Love Poem with Trash Compactor
What I loved about 1970, I couldn’t know then: denim bell bottoms, our pet schnauzer, Psyche, yes, and the elevator like a slow, brass skeleton at Mrs. Edson’s Southern School for Ballroom Dance. I loved that I knew not to touch the electric fence behind our house again. I loved the hammock that dipped like a Cheshire smile between two oaks and Saturday mornings sorting medical journals on my father’s office floor, concocting a maze of depression and psychosis. I loved my guppies and black mollies except when they lunched on each other. I loved the willow tree in Abby Goldsmith’s yard, that she said 49% of it was mine. I loved that when I hung from a branch too high and hollered for my father, six men eventually came running. I loved the forts built in abandoned lots, the creek bed dry or nearly brimming. I loved root beer and sarsaparilla, that I could return the new shoes resembling corrective Mary Janes. I loved a different boy every day. It was 1970, the era of free love, and I was nine. Olin Shivers, Einstein’s descendent, Gordon Beckham, future quarterback and banker, Arthur Gidding, quiet, blonde, perpetually disappearing. Love as lazy Susan, so the unrequited nature of affection in its particulars never smarted long. And Venus McCamish, with whom I played Samson and Delilah during the Tom Jones special. It’s not unusual that I loved her too, and hence, I guess, the Bible with its harsh romanticism. I loved Lot’s wife for looking back, Adam for pulling up his bootstraps, and yes, I loved the trash compactor in the Sears and Roebuck catalogue, its promise to condense a week’s refuse into a briefcase.
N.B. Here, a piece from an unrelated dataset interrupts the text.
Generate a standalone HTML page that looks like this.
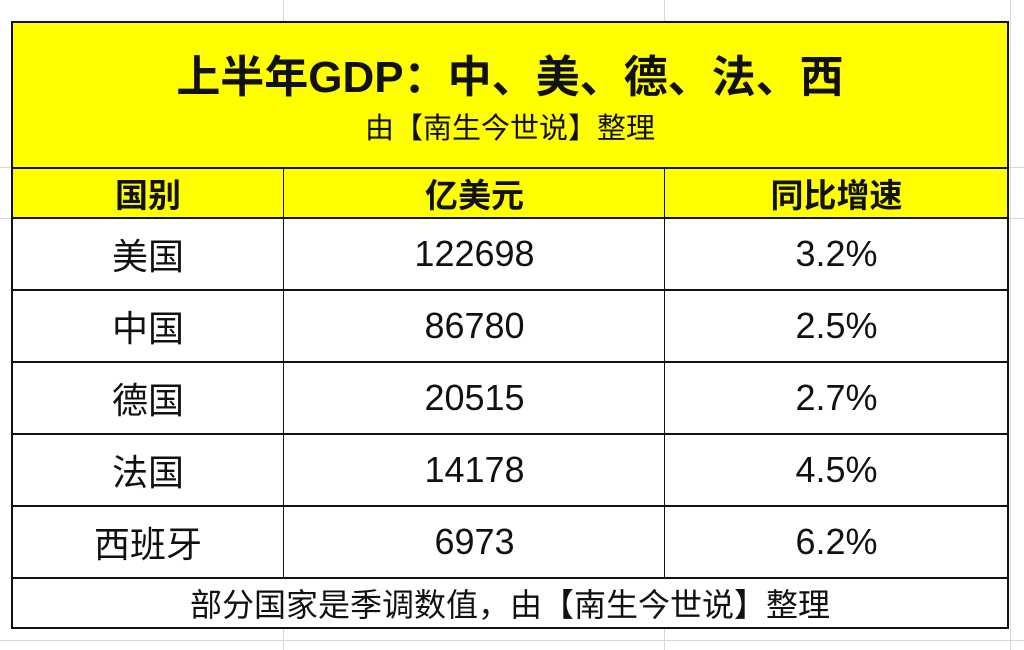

I loved its potential
to disguise our waste, our taste for excess, predilection to bite off what could not be swallowed for all the children starving in Hunan and Timbuktu. I hated that my mother had forbidden the investment, insisting that we feel the size and heft of our desire, that we sense the awkward weight of plenty and lug the cumbersome bags of what we couldn’t use up to the cul-de-sac. I hated that she made my sisters and me wait by the mailbox hemmed with liriope, instructed us to thank the man who leapt like Fred Astaire’s younger, dumpy brother from the back of the trash truck, to shake his earnest, leathered, outstretched hand and not forget him.